I certainly know how Kars Kaşar is made, using methods that reminded me of cheddar, but also filatura cheeses such as Sicily’s Cacciocavallo and the large Ragusano. The lightly pressed curd is left to drain and acidify in the vat before being milled repeatedly, then dipped in large sieves into hot salted water and mixed with a stick while melting. Finally the cheeses are kneaded with salt and pressed into moulds, then left to mature in the mountain breeze. To be sold as aged, a large Kars Kaşar must have at least 120 days, when it is dense, dry but still elastic.

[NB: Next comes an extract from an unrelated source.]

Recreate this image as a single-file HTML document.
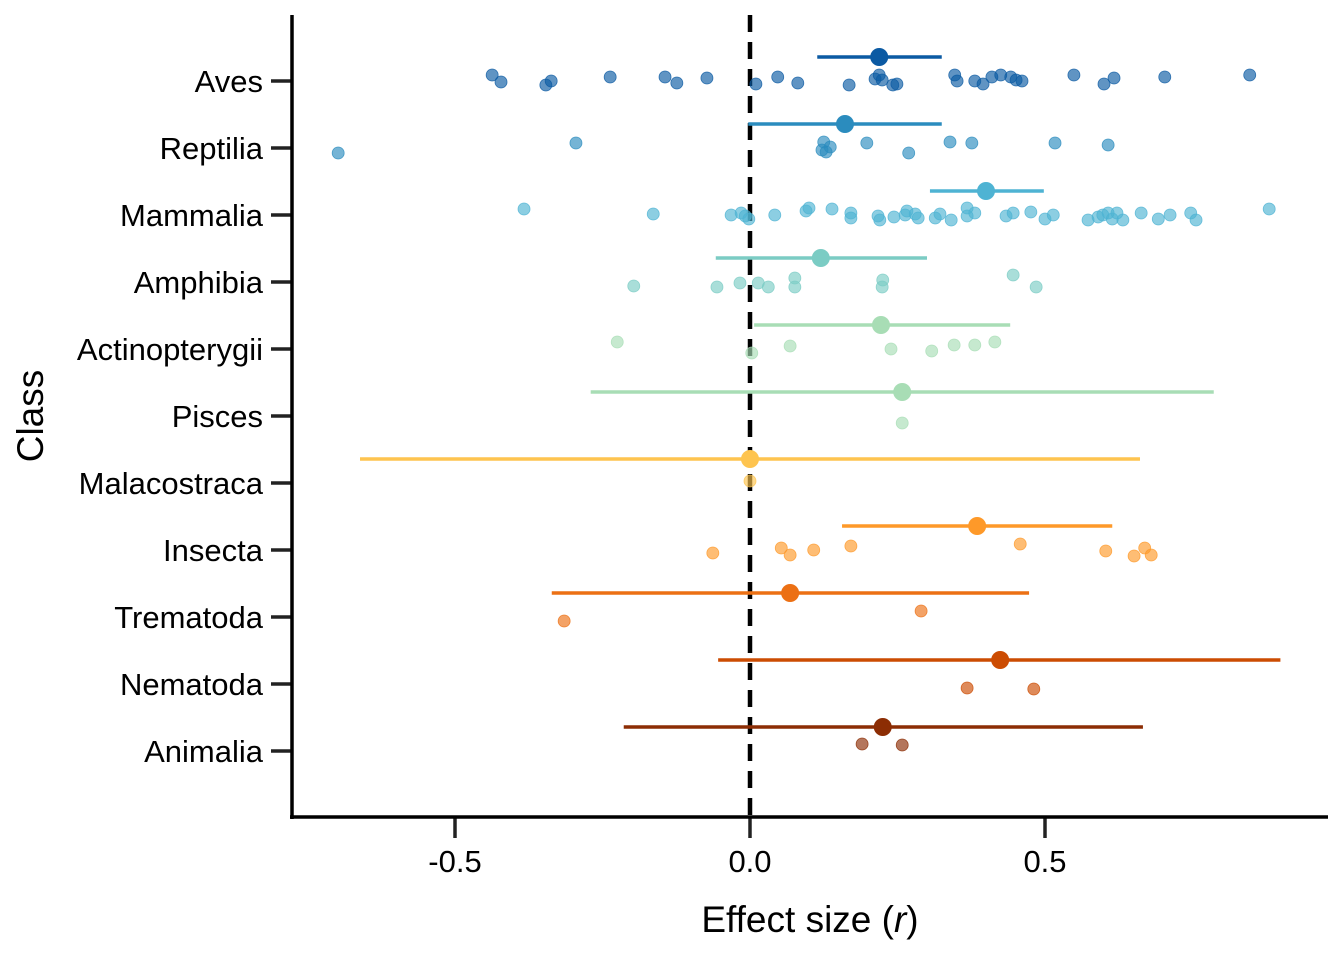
<!DOCTYPE html>
<html><head><meta charset="utf-8"><style>
html,body{margin:0;padding:0;background:#fff;}
svg text{font-family:"Liberation Sans",Arial,sans-serif;fill:#000;}
</style></head><body>
<svg id="chart" width="1344" height="960" viewBox="0 0 1344 960" xmlns="http://www.w3.org/2000/svg"></svg>
<script>
const categories=["Aves","Reptilia","Mammalia","Amphibia","Actinopterygii","Pisces","Malacostraca","Insecta","Trematoda","Nematoda","Animalia"];
const colors=["#0b5aa3","#2b8cbe","#4eb3d3","#7bccc4","#a8ddb5","#a8ddb5","#fec44f","#fe9929","#ec7014","#cc4c02","#8c2d04"];
const means=[0.219,0.161,0.400,0.120,0.222,0.258,0.000,0.385,0.068,0.424,0.225];
const ciLow=[0.114,-0.003,0.305,-0.058,0.007,-0.270,-0.661,0.156,-0.336,-0.054,-0.214];
const ciHigh=[0.325,0.325,0.498,0.300,0.441,0.786,0.661,0.614,0.473,0.899,0.666];
const effects=[
[-0.437,-0.422,-0.346,-0.337,-0.237,-0.144,-0.124,-0.073,0.010,0.047,0.081,0.168,0.212,0.219,0.224,0.242,0.249,0.347,0.351,0.381,0.395,0.410,0.425,0.442,0.451,0.461,0.549,0.600,0.617,0.703,0.847],
[-0.698,-0.295,0.122,0.125,0.129,0.136,0.198,0.269,0.339,0.376,0.517,0.607],
[-0.383,-0.164,-0.032,-0.015,-0.008,-0.002,0.042,0.095,0.100,0.139,0.171,0.171,0.217,0.220,0.244,0.263,0.266,0.280,0.285,0.314,0.322,0.341,0.368,0.368,0.381,0.434,0.446,0.476,0.500,0.514,0.573,0.590,0.598,0.607,0.614,0.632,0.622,0.663,0.692,0.712,0.747,0.756,0.880],
[-0.197,-0.056,-0.017,0.014,0.031,0.076,0.076,0.225,0.224,0.446,0.485],
[-0.225,0.003,0.068,0.239,0.308,0.346,0.381,0.415],
[0.258],
[0.000],
[-0.063,0.053,0.068,0.108,0.171,0.458,0.603,0.651,0.669,0.680],
[-0.315,0.290],
[0.368,0.481],
[0.190,0.258]];
const jitter=[
[-6,1,4,0,-4,-4,2,-3,3,-4,2,4,-2,-6,-1,4,3,-6,0,0,3,-4,-6,-4,-1,0,-6,3,-3,-4,-6],
[5,-5,2,-6,4,-1,-5,5,-6,-5,-5,-3],
[-6,-1,0,-2,1,4,0,-4,-7,-6,-2,3,1,5,2,0,-4,-1,3,3,-1,5,-7,1,-2,1,-2,-3,4,0,5,2,0,-2,4,5,-2,-2,4,0,-2,5,-6],
[4,5,1,1,5,-4,5,-2,5,-7,5],
[-7,4,-3,0,2,-4,-4,-7],
[7],
[-2],
[3,-2,5,0,-4,-6,1,6,-2,5],
[4,-6],
[4,5],
[-7,-6]];
const xTicks=[-0.5,0,0.5];
const xTickLabels=["-0.5","0.0","0.5"];

const svg=document.getElementById('chart');
const NS='http://www.w3.org/2000/svg';
const X0=750, XS=590, ROW0=81, ROWS=67;
const xScale=v=>X0+v*XS;
const yScale=i=>ROW0+i*ROWS;
function mk(tag,attrs,parent){const e=document.createElementNS(NS,tag);for(const k in attrs)e.setAttribute(k,attrs[k]);(parent||svg).appendChild(e);return e;}

const zl=mk('line',{x1:xScale(0),x2:xScale(0),y1:15,y2:817,stroke:'#000','stroke-width':4.5,'stroke-dasharray':'17,10'});



categories.forEach((c,i)=>{
  const g=mk('g',{});
  
  
  effects[i].forEach((v,j)=>{
    const p=mk('circle',{cx:xScale(v),cy:yScale(i)+jitter[i][j],r:6,fill:colors[i],'fill-opacity':0.65,stroke:colors[i],'stroke-opacity':0.8,'stroke-width':0.8},g);
    
    
  });
  const ym=yScale(i)-24;
  const ci=mk('line',{x1:xScale(ciLow[i]),x2:xScale(ciHigh[i]),y1:ym,y2:ym,stroke:colors[i],'stroke-width':3.5},g);
  
  
  const m=mk('circle',{cx:xScale(means[i]),cy:ym,r:9,fill:colors[i]},g);
  
  
  const t=mk('line',{x1:271,x2:292,y1:yScale(i),y2:yScale(i),stroke:'#222','stroke-width':3.5});
  
  
  const lb=mk('text',{x:263,y:yScale(i)+11,'text-anchor':'end','font-size':31});
  lb.textContent=c;
  
  
});

xTicks.forEach((v,i)=>{
  const t=mk('line',{x1:xScale(v),x2:xScale(v),y1:817,y2:838,stroke:'#222','stroke-width':3.5});
  
  
  const lb=mk('text',{x:xScale(v),y:872,'text-anchor':'middle','font-size':31});
  lb.textContent=xTickLabels[i];
  
  
});

const ya=mk('line',{x1:292,x2:292,y1:15,y2:819,stroke:'#000','stroke-width':3.5});


const xa=mk('line',{x1:290,x2:1328,y1:817,y2:817,stroke:'#000','stroke-width':3.5});



const xt=mk('text',{x:810,y:932,'text-anchor':'middle','font-size':37});
xt.innerHTML='Effect size (<tspan font-style="italic">r</tspan>)';


const yt=mk('text',{x:0,y:0,'text-anchor':'middle','font-size':37,transform:'translate(43,416) rotate(-90)'});
yt.textContent='Class';


</script>
</body></html>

The cheeses I bought as Kaçkavall in February in Tirana were not only young, but probably made very differently. The term is often used as a generic one, to differentiate dry-matured wheels such as these from rindless cheeses stored in brine (which in Albanian are called djathë, whereas we mostly use the Greek name feta). I might be wrong, but I thought the curds had been slightly heated in the whey, salted and then pumped into the moulds, followed by a light pressing. The large wheels were from an organic store called Natyral. They were only a few weeks old and had come from their own farm in Ndroq, half an hour by car west from Tirana.

They demonstrated quite impressively the differences between the animals, or rather their milk: from cows (right) very shy in flavour and the texture slightly rubbery, from goats (centre) more dry and crumbly, but also much louder in taste. And from sheep (left) even in this young, simple version well-rounded and elegant – another reminder of the fact that most traditional Mediterranean cheeses in their original form  were based on rich sheep’s milk, with some goats‘ milk (much more rarely cows‘) occasionally added.

When I am next in Albania I’ll have to visit not only some wineries, but also a few dairies – and I’d be more than happy about any comments and relevant information!